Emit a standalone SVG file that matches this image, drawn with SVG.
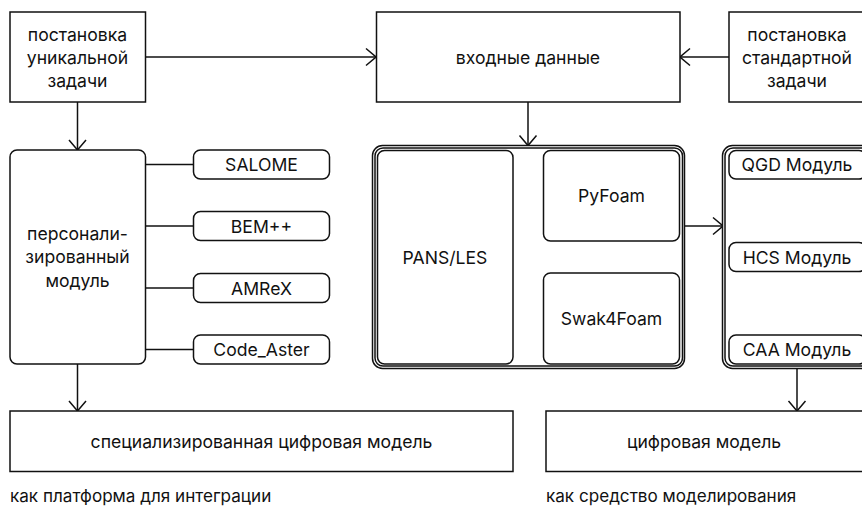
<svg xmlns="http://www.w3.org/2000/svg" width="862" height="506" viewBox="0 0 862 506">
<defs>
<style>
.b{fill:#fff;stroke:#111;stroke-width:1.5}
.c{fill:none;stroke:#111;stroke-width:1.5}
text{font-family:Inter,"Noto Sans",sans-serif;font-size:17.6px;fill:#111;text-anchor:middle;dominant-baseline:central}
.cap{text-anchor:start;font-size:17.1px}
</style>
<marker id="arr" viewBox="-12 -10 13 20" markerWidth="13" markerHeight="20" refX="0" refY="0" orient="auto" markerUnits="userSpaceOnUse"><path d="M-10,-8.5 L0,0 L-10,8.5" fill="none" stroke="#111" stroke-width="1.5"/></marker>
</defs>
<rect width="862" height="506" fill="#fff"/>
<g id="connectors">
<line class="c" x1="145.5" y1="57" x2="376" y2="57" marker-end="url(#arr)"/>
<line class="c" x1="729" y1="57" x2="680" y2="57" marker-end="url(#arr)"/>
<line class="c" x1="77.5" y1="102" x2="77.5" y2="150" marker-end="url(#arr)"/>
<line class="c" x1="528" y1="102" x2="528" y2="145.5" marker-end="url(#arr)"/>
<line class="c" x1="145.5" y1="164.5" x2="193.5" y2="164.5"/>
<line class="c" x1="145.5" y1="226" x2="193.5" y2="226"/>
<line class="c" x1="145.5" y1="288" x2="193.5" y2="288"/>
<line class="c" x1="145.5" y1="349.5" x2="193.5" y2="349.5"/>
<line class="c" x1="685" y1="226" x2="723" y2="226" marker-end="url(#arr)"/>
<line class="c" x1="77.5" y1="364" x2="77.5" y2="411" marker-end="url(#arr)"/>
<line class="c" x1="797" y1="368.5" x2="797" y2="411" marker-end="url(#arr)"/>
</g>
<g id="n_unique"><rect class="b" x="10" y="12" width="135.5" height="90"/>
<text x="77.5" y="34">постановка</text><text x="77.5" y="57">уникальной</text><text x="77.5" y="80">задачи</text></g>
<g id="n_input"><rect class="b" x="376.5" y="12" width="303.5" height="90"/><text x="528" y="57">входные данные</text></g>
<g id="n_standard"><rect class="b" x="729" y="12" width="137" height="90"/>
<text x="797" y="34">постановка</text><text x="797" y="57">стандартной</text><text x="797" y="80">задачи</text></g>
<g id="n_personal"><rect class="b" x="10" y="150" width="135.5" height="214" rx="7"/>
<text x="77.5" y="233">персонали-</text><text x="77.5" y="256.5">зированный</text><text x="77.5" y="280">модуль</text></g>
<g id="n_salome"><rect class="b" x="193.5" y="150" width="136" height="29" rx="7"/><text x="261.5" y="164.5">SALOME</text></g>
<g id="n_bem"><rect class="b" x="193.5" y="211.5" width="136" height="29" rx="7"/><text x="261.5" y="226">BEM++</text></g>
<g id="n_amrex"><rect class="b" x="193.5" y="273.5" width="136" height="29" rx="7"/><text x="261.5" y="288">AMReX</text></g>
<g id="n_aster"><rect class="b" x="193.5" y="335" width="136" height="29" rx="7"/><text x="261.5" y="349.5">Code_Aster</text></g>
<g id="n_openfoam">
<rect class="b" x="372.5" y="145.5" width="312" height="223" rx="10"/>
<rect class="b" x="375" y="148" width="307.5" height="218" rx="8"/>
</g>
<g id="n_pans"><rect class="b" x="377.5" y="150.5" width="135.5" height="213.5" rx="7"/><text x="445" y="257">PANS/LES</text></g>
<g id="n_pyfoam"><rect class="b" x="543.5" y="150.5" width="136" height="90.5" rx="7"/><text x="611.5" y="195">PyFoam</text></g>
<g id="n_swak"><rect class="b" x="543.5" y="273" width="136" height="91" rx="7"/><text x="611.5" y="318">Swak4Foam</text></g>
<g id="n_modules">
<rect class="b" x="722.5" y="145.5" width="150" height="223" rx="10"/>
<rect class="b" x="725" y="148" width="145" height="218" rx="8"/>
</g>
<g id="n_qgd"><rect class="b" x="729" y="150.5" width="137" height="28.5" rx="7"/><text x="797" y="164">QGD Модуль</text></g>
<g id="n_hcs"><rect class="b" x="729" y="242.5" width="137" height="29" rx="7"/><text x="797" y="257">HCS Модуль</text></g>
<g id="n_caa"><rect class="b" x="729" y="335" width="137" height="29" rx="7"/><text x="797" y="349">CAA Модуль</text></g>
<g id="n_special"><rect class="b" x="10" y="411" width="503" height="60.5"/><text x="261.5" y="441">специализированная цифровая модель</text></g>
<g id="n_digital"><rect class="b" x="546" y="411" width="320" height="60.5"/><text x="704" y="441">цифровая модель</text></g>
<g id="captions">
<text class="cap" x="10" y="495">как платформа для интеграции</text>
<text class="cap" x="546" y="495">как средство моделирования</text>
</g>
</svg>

__Task brief__.
Transcribe the material exactly, keeping every word and none of the pictures.

__Reply__.
Emit a standalone SVG file that matches this image, drawn with SVG.
<svg xmlns="http://www.w3.org/2000/svg" width="862" height="506" viewBox="0 0 862 506">
<defs>
<style>
.b{fill:#fff;stroke:#111;stroke-width:1.5}
.c{fill:none;stroke:#111;stroke-width:1.5}
text{font-family:Inter,"Noto Sans",sans-serif;font-size:17.6px;fill:#111;text-anchor:middle;dominant-baseline:central}
.cap{text-anchor:start;font-size:17.1px}
</style>
<marker id="arr" viewBox="-12 -10 13 20" markerWidth="13" markerHeight="20" refX="0" refY="0" orient="auto" markerUnits="userSpaceOnUse"><path d="M-10,-8.5 L0,0 L-10,8.5" fill="none" stroke="#111" stroke-width="1.5"/></marker>
</defs>
<rect width="862" height="506" fill="#fff"/>
<g id="connectors">
<line class="c" x1="145.5" y1="57" x2="376" y2="57" marker-end="url(#arr)"/>
<line class="c" x1="729" y1="57" x2="680" y2="57" marker-end="url(#arr)"/>
<line class="c" x1="77.5" y1="102" x2="77.5" y2="150" marker-end="url(#arr)"/>
<line class="c" x1="528" y1="102" x2="528" y2="145.5" marker-end="url(#arr)"/>
<line class="c" x1="145.5" y1="164.5" x2="193.5" y2="164.5"/>
<line class="c" x1="145.5" y1="226" x2="193.5" y2="226"/>
<line class="c" x1="145.5" y1="288" x2="193.5" y2="288"/>
<line class="c" x1="145.5" y1="349.5" x2="193.5" y2="349.5"/>
<line class="c" x1="685" y1="226" x2="723" y2="226" marker-end="url(#arr)"/>
<line class="c" x1="77.5" y1="364" x2="77.5" y2="411" marker-end="url(#arr)"/>
<line class="c" x1="797" y1="368.5" x2="797" y2="411" marker-end="url(#arr)"/>
</g>
<g id="n_unique"><rect class="b" x="10" y="12" width="135.5" height="90"/>
<text x="77.5" y="34">постановка</text><text x="77.5" y="57">уникальной</text><text x="77.5" y="80">задачи</text></g>
<g id="n_input"><rect class="b" x="376.5" y="12" width="303.5" height="90"/><text x="528" y="57">входные данные</text></g>
<g id="n_standard"><rect class="b" x="729" y="12" width="137" height="90"/>
<text x="797" y="34">постановка</text><text x="797" y="57">стандартной</text><text x="797" y="80">задачи</text></g>
<g id="n_personal"><rect class="b" x="10" y="150" width="135.5" height="214" rx="7"/>
<text x="77.5" y="233">персонали-</text><text x="77.5" y="256.5">зированный</text><text x="77.5" y="280">модуль</text></g>
<g id="n_salome"><rect class="b" x="193.5" y="150" width="136" height="29" rx="7"/><text x="261.5" y="164.5">SALOME</text></g>
<g id="n_bem"><rect class="b" x="193.5" y="211.5" width="136" height="29" rx="7"/><text x="261.5" y="226">BEM++</text></g>
<g id="n_amrex"><rect class="b" x="193.5" y="273.5" width="136" height="29" rx="7"/><text x="261.5" y="288">AMReX</text></g>
<g id="n_aster"><rect class="b" x="193.5" y="335" width="136" height="29" rx="7"/><text x="261.5" y="349.5">Code_Aster</text></g>
<g id="n_openfoam">
<rect class="b" x="372.5" y="145.5" width="312" height="223" rx="10"/>
<rect class="b" x="375" y="148" width="307.5" height="218" rx="8"/>
</g>
<g id="n_pans"><rect class="b" x="377.5" y="150.5" width="135.5" height="213.5" rx="7"/><text x="445" y="257">PANS/LES</text></g>
<g id="n_pyfoam"><rect class="b" x="543.5" y="150.5" width="136" height="90.5" rx="7"/><text x="611.5" y="195">PyFoam</text></g>
<g id="n_swak"><rect class="b" x="543.5" y="273" width="136" height="91" rx="7"/><text x="611.5" y="318">Swak4Foam</text></g>
<g id="n_modules">
<rect class="b" x="722.5" y="145.5" width="150" height="223" rx="10"/>
<rect class="b" x="725" y="148" width="145" height="218" rx="8"/>
</g>
<g id="n_qgd"><rect class="b" x="729" y="150.5" width="137" height="28.5" rx="7"/><text x="797" y="164">QGD Модуль</text></g>
<g id="n_hcs"><rect class="b" x="729" y="242.5" width="137" height="29" rx="7"/><text x="797" y="257">HCS Модуль</text></g>
<g id="n_caa"><rect class="b" x="729" y="335" width="137" height="29" rx="7"/><text x="797" y="349">CAA Модуль</text></g>
<g id="n_special"><rect class="b" x="10" y="411" width="503" height="60.5"/><text x="261.5" y="441">специализированная цифровая модель</text></g>
<g id="n_digital"><rect class="b" x="546" y="411" width="320" height="60.5"/><text x="704" y="441">цифровая модель</text></g>
<g id="captions">
<text class="cap" x="10" y="495">как платформа для интеграции</text>
<text class="cap" x="546" y="495">как средство моделирования</text>
</g>
</svg>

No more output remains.